Devlet ülkesindeki bütün üyelerin seyahat serbestini sağlayacaktır. Bizim Bakanımızın misyona girişine izin verilmiyor. Diplamatlar hiçbir şekilde tutuklanamaz, gözaltına alınamaz. Bu sözleşmeye uymak Hollanda’nın şerefi mi? Şerefi. Bunlar Hollanda’nın şerefini de ayaklar altına aldılar. Diplomatik ajana gereken saygı gösterilecektir. Şu anda saldırıyı kendi yaptı. Hükümetin talimatıyla bu saldırı aldı. Polis nerede görülmüş, hükümetten talimat almadan bir konsolosun etrafını sarıp, konsolosu gözaltına alacak? Var mı böyle bir şey? Köpeklerle vatandaşa saldırıyorsunuz. Konsolosu gözaltına alıyorsunuz, Bakan geliyor, onu ülkeye sokmuyorsunuz ve polis eşliğinde ülke dışına çıkarıyorsunuz? İnsan hakları, demokrasi diye Türkiye’ye her gün ayar vermeye kalkan Avrupa’ya, sivil toplum örgütlerine, AB’ye ve temsilcilerine soruyorum; kaç gündür Hollanda, Avusturya, Almanya’da yaşanan hak ihlalleri karşısında niye susuyorsunuz?

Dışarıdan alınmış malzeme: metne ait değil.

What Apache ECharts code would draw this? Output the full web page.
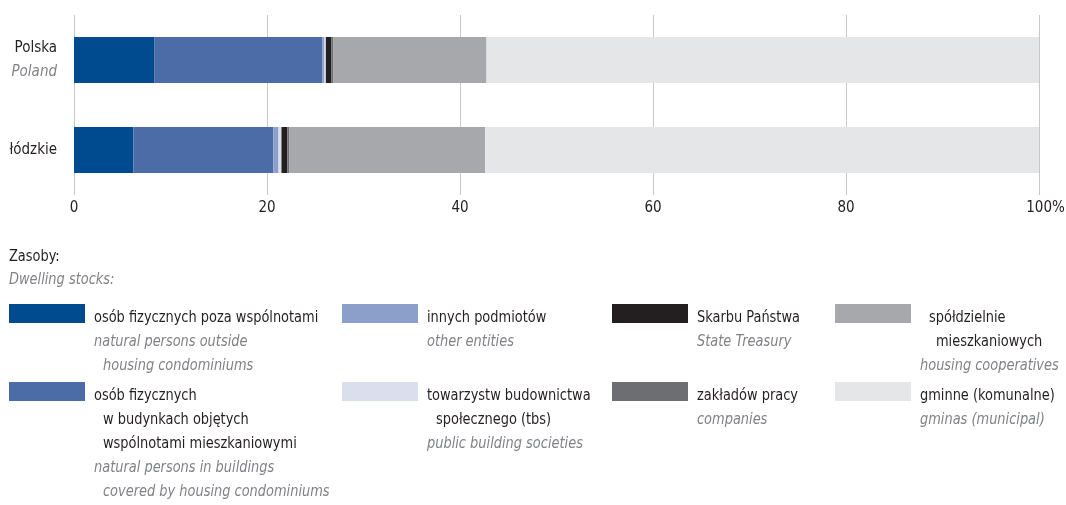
<!DOCTYPE html>
<html>
<head>
<meta charset="utf-8">
<script src="https://cdn.jsdelivr.net/npm/echarts@6/dist/echarts.min.js"></script>
<style>
  html, body { margin: 0; padding: 0; background: #fff; }
  #chart { width: 1066px; height: 505px; }
</style>
</head>
<body>
<div id="chart"></div>
<script>
// dane (%)
var regions = ['Polska', 'łódzkie']
var regionsEn = ['Poland', '']
var seriesNames = [
    'osób fizycznych poza wspólnotami',
    'osób fizycznych w budynkach objętych wspólnotami mieszkaniowymi',
    'innych podmiotów',
    'towarzystw budownictwa społecznego (tbs)',
    'Skarbu Państwa',
    'zakładów pracy',
    'spółdzielnie mieszkaniowych',
    'gminne (komunalne)'
]
var colors = ['#004a8f', '#4b6ca7', '#8c9fca', '#dadfee', '#231f20', '#6d6e71', '#a7a8ab', '#e5e6e8']
var polskaValues = [8.35, 17.4, 0.2, 0.15, 0.55, 0.2, 15.9, 57.25]
var lodzkieValues = [6.15, 14.5, 0.55, 0.3, 0.6, 0.2, 20.3, 57.4]
var xTicks = [0, 20, 40, 60, 80, 100]

var FONT = "'Liberation Sans Narrow', 'DejaVu Sans Condensed', sans-serif"
var DARK = '#231f20'
var GREY = '#808285'
var SQ = 0.9 // zwężenie tekstu (brak fontu condensed)

var chart = echarts.init(document.getElementById('chart'))

var series = seriesNames.map(function (name, i) {
    return {
        name: name,
        type: 'bar',
        stack: 'total',
        barWidth: 46,
        itemStyle: { color: colors[i] },
        data: [polskaValues[i], lodzkieValues[i]]
    }
})

// legenda: kolumny i wiersze jak w oryginale
var legendItems = [
    { s: 0, x: 9, y: 304, lines: [['osób fizycznych poza wspólnotami', 0, 0], ['natural persons outside', 0, 1], ['housing condominiums', 9, 1]] },
    { s: 1, x: 9, y: 382, lines: [['osób fizycznych', 0, 0], ['w budynkach objętych', 9, 0], ['wspólnotami mieszkaniowymi', 9, 0], ['natural persons in buildings', 0, 1], ['covered by housing condominiums', 9, 1]] },
    { s: 2, x: 342, y: 304, lines: [['innych podmiotów', 0, 0], ['other entities', 0, 1]] },
    { s: 3, x: 342, y: 382, lines: [['towarzystw budownictwa', 0, 0], ['społecznego (tbs)', 9, 0], ['public building societies', 0, 1]] },
    { s: 4, x: 612, y: 304, lines: [['Skarbu Państwa', 0, 0], ['State Treasury', 0, 1]] },
    { s: 5, x: 612, y: 382, lines: [['zakładów pracy', 0, 0], ['companies', 0, 1]] },
    { s: 6, x: 835, y: 304, lines: [['spółdzielnie', 9, 0], ['mieszkaniowych', 16, 0], ['housing cooperatives', 0, 1]] },
    { s: 7, x: 835, y: 382, lines: [['gminne (komunalne)', 0, 0], ['gminas (municipal)', 0, 1]] }
]

function txt(x, y, s, italic) {
    return {
        type: 'text',
        x: x,
        y: y,
        scaleX: SQ,
        style: {
            text: s,
            font: (italic ? 'italic ' : '') + '16px ' + FONT,
            fill: italic ? GREY : DARK,
            verticalAlign: 'top'
        }
    }
}

var graphics = [txt(9, 249, 'Zasoby:', 0), txt(9, 272, 'Dwelling stocks:', 1)]
legendItems.forEach(function (it) {
    graphics.push({
        type: 'rect',
        shape: { x: it.x, y: it.y, width: 76, height: 19 },
        style: { fill: colors[it.s] }
    })
    it.lines.forEach(function (ln, k) {
        graphics.push(txt(it.x + 85 + ln[1], it.y + 6 + k * 24, ln[0], ln[2]))
    })
})

var options = {
    backgroundColor: '#fff',
    animation: false,
    grid: { left: 74, right: 27, top: 15, height: 180, outerBoundsMode: 'none' },
    xAxis: {
        type: 'value',
        min: 0,
        max: 100,
        interval: 20,
        axisLine: { show: false },
        axisTick: { show: false },
        splitLine: { show: true, lineStyle: { color: '#c8c8c8', width: 1 } },
        axisLabel: {
            margin: 6,
            fontFamily: FONT,
            fontSize: 15,
            color: DARK,
            formatter: function (v) {
                return v === 100 ? '{p|100%}' : String(v)
            },
            rich: {
                p: { padding: [0, 0, 0, 13], fontFamily: FONT, fontSize: 15, color: DARK }
            }
        }
    },
    yAxis: {
        type: 'category',
        inverse: true,
        data: regions,
        axisLine: { show: false },
        axisTick: { show: false },
        axisLabel: {
            margin: 17,
            fontFamily: FONT,
            fontSize: 15,
            color: DARK,
            lineHeight: 24,
            formatter: function (v, i) {
                return regionsEn[i] ? v + '\n{en|' + regionsEn[i] + '}' : v
            },
            rich: {
                en: { fontFamily: FONT, fontSize: 15, fontStyle: 'italic', color: GREY, lineHeight: 24 }
            }
        }
    },
    series: series,
    graphic: graphics
}
chart.setOption(options)
</script>
</body>
</html>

ULUSLARARASI HAKLARIMIZI SONUNA KADAR KULLANACAĞIZ
Türkiye devleti ve milleti büyüktür. Devletimizin ve milletimizin onurunu canımızdan aziz bildik. 15 Temmuz bunun en son göstergelerinden birisi. İtlerle, atlarla Türk halkını sindirebileceğini düşünenler aldanıyorlar. Bu milleti toplar, tanklar sindiremedi. Biz duruşumuzu muhafaza ediyoruz. Hollandalı büyükelçinin Türkiye’ye gelmemesini söyledik. Bugün Bakanlar Kurulu var. Bu konularda Türkiye uluslararası hukuk çerçevesinde neler yapabilir, uluslararası hukukun tanıdığı hakları sonuna kadar kullanacağız. Türkiye’nin onuruyla oynanmasına izin vermeyiz. Türkiye’ye boy ölçüşmeye kalkanlar kendi boylarının uzunluğuna iyi bakmaları lazım. Sayın Bakanın dolaşım dolaşım hakkı, seyahat hakkı engellendi. Meşru bir hükümetin bakanı olması hasebiyle diplomatik hakları, ifade hürriyeti engellendi. Bu ihlallerin ana nedenleri Türkiye’de yaşanan referandum ve o ülkede yaşanan seçimler. Irkçı, ayrımcı, faşist, Nazistlerin rızasını almak için yapılan işler.
AYNI ŞEKİLDE KARŞILIK VERİLECEK
Sayın Cumhurbaşkanımız, Başbakanımız ve Dışişleri Bakanımız devletimizin ve milletimizin onurunu koruyan bir duruşu ortaya koydular. Bundan sonraki süreçte Türk Milletinin menfaati neyi gerekiyorsa elbette adımları atacağız. Mütekabiliyet çerçevesinde kim bize nasıl davranıyorsa elbette aynı şekilde karşılık verilecektir. Elbette onların yaptığı gibi insan haklarını ayaklar altına alarak değil, uluslararası hukuk çerçevesinde yapacağız. Avusturya, Hollanda ve Almanya iç politikada enerjisini tüketen bir Türkiye istiyorlar. Ve diyorlar ki, Tayyip Erdoğan dönemi bir yol kazasıdır. Tayyip Bey gittikten sonra Türkiye’deki mevcut istikrar ortadan kalkacak ve yeniden istikrarsızlık gelecek, biz daha güçlü Türkiye daha zayıf bir noktada kalacak. Biz abi konumunda kalacağız onlar bizden yardım dilenen bir ülke haline dönecek.